▸ Challenge: Print all of the lines exactly. Any picture among them stays out.

━━━━━━━━━━━━━━━━━━━━━━━━━━━━━━

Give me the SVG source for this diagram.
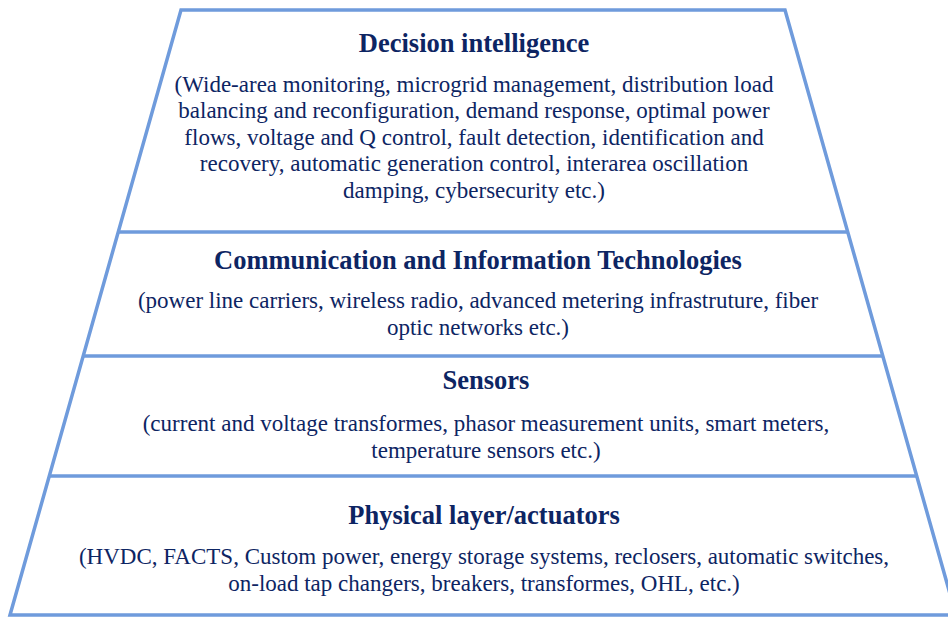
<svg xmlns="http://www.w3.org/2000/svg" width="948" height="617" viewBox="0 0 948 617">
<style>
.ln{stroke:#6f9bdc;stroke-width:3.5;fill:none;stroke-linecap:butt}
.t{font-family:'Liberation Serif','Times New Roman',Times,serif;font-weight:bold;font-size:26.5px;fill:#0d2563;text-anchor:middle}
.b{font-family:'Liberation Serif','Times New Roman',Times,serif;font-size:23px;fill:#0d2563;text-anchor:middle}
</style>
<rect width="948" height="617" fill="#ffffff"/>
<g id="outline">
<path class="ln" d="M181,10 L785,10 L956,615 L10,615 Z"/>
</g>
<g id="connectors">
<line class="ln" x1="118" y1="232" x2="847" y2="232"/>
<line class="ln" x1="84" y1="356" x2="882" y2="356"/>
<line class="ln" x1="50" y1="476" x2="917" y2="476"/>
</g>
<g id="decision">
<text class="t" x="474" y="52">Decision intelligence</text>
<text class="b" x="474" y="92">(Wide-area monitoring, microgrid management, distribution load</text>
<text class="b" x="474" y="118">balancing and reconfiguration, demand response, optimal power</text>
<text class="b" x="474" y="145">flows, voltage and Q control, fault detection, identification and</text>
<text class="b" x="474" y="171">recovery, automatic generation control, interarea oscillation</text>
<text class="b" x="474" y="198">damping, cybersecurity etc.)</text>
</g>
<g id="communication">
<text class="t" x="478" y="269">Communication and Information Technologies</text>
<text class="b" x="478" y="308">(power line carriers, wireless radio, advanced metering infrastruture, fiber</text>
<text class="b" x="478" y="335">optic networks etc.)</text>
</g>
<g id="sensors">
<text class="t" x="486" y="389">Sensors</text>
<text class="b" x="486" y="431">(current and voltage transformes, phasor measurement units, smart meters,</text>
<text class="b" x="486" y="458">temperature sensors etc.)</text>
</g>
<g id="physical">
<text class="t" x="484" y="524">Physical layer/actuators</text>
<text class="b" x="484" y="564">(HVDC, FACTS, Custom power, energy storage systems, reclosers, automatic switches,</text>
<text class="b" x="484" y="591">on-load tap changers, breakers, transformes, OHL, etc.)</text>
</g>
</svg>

━━━━━━━━━━━━━━━━━━━━━━━━━━━━━━

▸ Solution:
Give me the SVG source for this diagram.
<svg xmlns="http://www.w3.org/2000/svg" width="948" height="617" viewBox="0 0 948 617">
<style>
.ln{stroke:#6f9bdc;stroke-width:3.5;fill:none;stroke-linecap:butt}
.t{font-family:'Liberation Serif','Times New Roman',Times,serif;font-weight:bold;font-size:26.5px;fill:#0d2563;text-anchor:middle}
.b{font-family:'Liberation Serif','Times New Roman',Times,serif;font-size:23px;fill:#0d2563;text-anchor:middle}
</style>
<rect width="948" height="617" fill="#ffffff"/>
<g id="outline">
<path class="ln" d="M181,10 L785,10 L956,615 L10,615 Z"/>
</g>
<g id="connectors">
<line class="ln" x1="118" y1="232" x2="847" y2="232"/>
<line class="ln" x1="84" y1="356" x2="882" y2="356"/>
<line class="ln" x1="50" y1="476" x2="917" y2="476"/>
</g>
<g id="decision">
<text class="t" x="474" y="52">Decision intelligence</text>
<text class="b" x="474" y="92">(Wide-area monitoring, microgrid management, distribution load</text>
<text class="b" x="474" y="118">balancing and reconfiguration, demand response, optimal power</text>
<text class="b" x="474" y="145">flows, voltage and Q control, fault detection, identification and</text>
<text class="b" x="474" y="171">recovery, automatic generation control, interarea oscillation</text>
<text class="b" x="474" y="198">damping, cybersecurity etc.)</text>
</g>
<g id="communication">
<text class="t" x="478" y="269">Communication and Information Technologies</text>
<text class="b" x="478" y="308">(power line carriers, wireless radio, advanced metering infrastruture, fiber</text>
<text class="b" x="478" y="335">optic networks etc.)</text>
</g>
<g id="sensors">
<text class="t" x="486" y="389">Sensors</text>
<text class="b" x="486" y="431">(current and voltage transformes, phasor measurement units, smart meters,</text>
<text class="b" x="486" y="458">temperature sensors etc.)</text>
</g>
<g id="physical">
<text class="t" x="484" y="524">Physical layer/actuators</text>
<text class="b" x="484" y="564">(HVDC, FACTS, Custom power, energy storage systems, reclosers, automatic switches,</text>
<text class="b" x="484" y="591">on-load tap changers, breakers, transformes, OHL, etc.)</text>
</g>
</svg>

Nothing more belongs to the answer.